Finders Resources (AIM: FND) has raised $20 million via a private placement of shares at 33 cents per share. Shareholders in Finders, will now be offered the opportunity to acquire additional shares via a share purchase plan at the same price, of 33 cents.

Investor’s liked what they heard from Ascent Resources (AIM: AST) this morning, pushing shares in the company nearly 20% higher after the company reported positive results from the Görbeháza-1 well (‘GH-1’) which is located in Panhandle region of the Nyírség North Permit in north-east Hungary.

AIM and ASX listed Australian coking coal producer, Caledon Resources (ASX: CCD; AIM: CDN) has pared losses for the six months to 30 June 2009. Revenues increased from A$30.4 million to A$39.6 million for the six months to June 30, 2009.

Shares in UK-based junior oil and gas producer Northern Petroleum (AIM: NOP) surged over 7.5% today after the company released an operational update from its Grolloo field in the Netherlands, which has recently been hydraulically fractured.

Junior gold producer, Minera IRL (AIM: MIRL), reported in line results for the six months ended 30 June 2009.   Gold production of 14,903 ounces generated revenues of US$13.3 million, EBITDA of $4.1 million and profit before tax of US$1.2 million.

London-based Strategic Natural Resources PLC (AIM: ANRP) released its full year results today, reporting earnings resulting from the sale of a 26% stake in its core South African asset Elitheni Coal Limited.

Asian Citrus (AIM: ACHL), China’s largest orange producer and largest orange plantation owner, announced that it would be applying to list the company on the main board of the Hong Kong Stock Exchange. Shares in Asian Citrus jumped 10% on the statement.

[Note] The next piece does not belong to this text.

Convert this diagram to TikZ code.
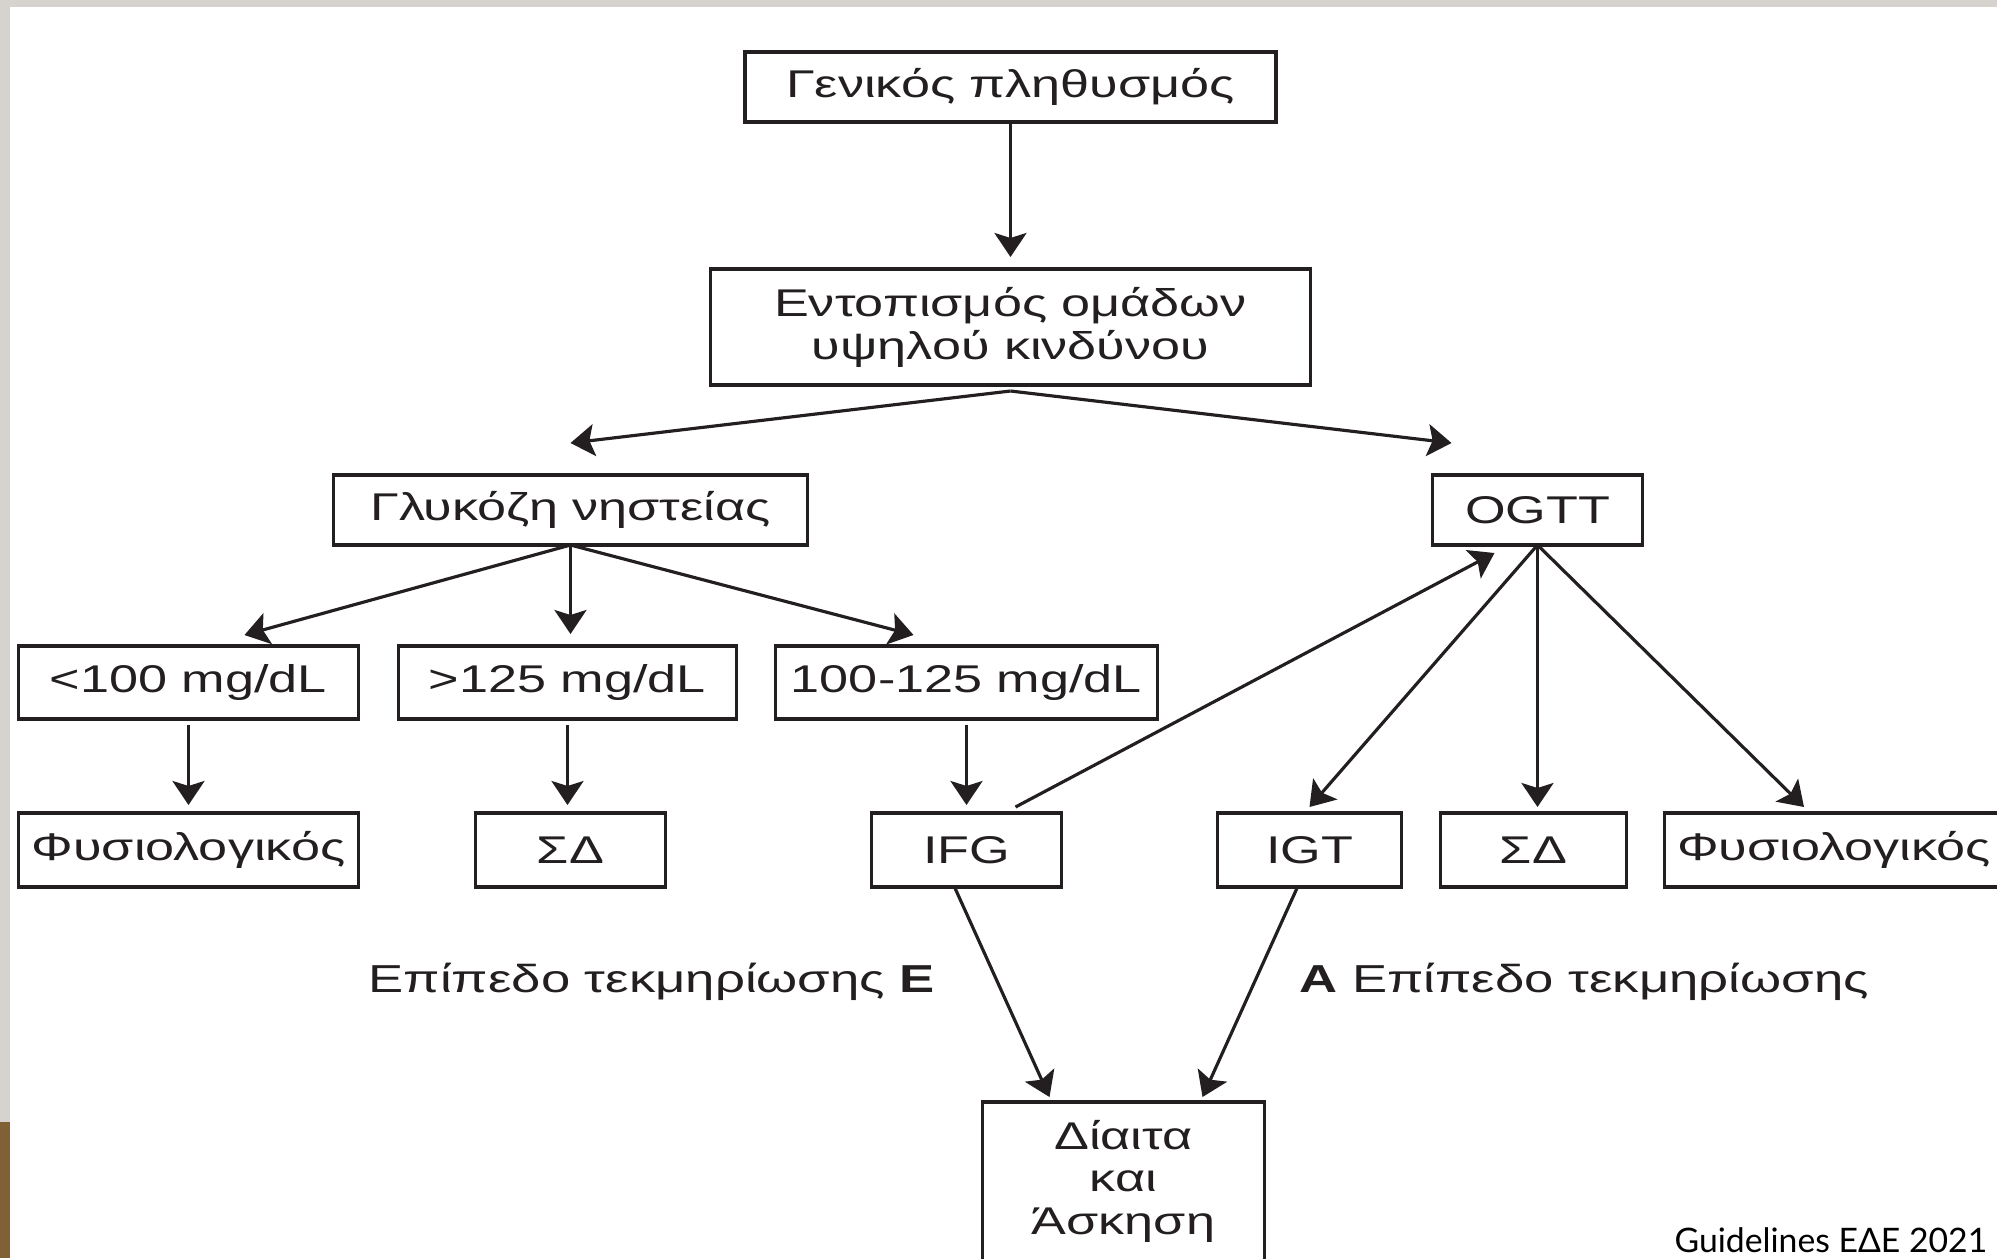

Gold miner Metals Exploration AIM: MTL), which is developing a large gold deposit in the Philippines, released its interim financial statement saying that Solomon Capital has increased its shareholding in the company, helping it raise funds for the ongoing feasibility study and exploration drilling at its Runruno project.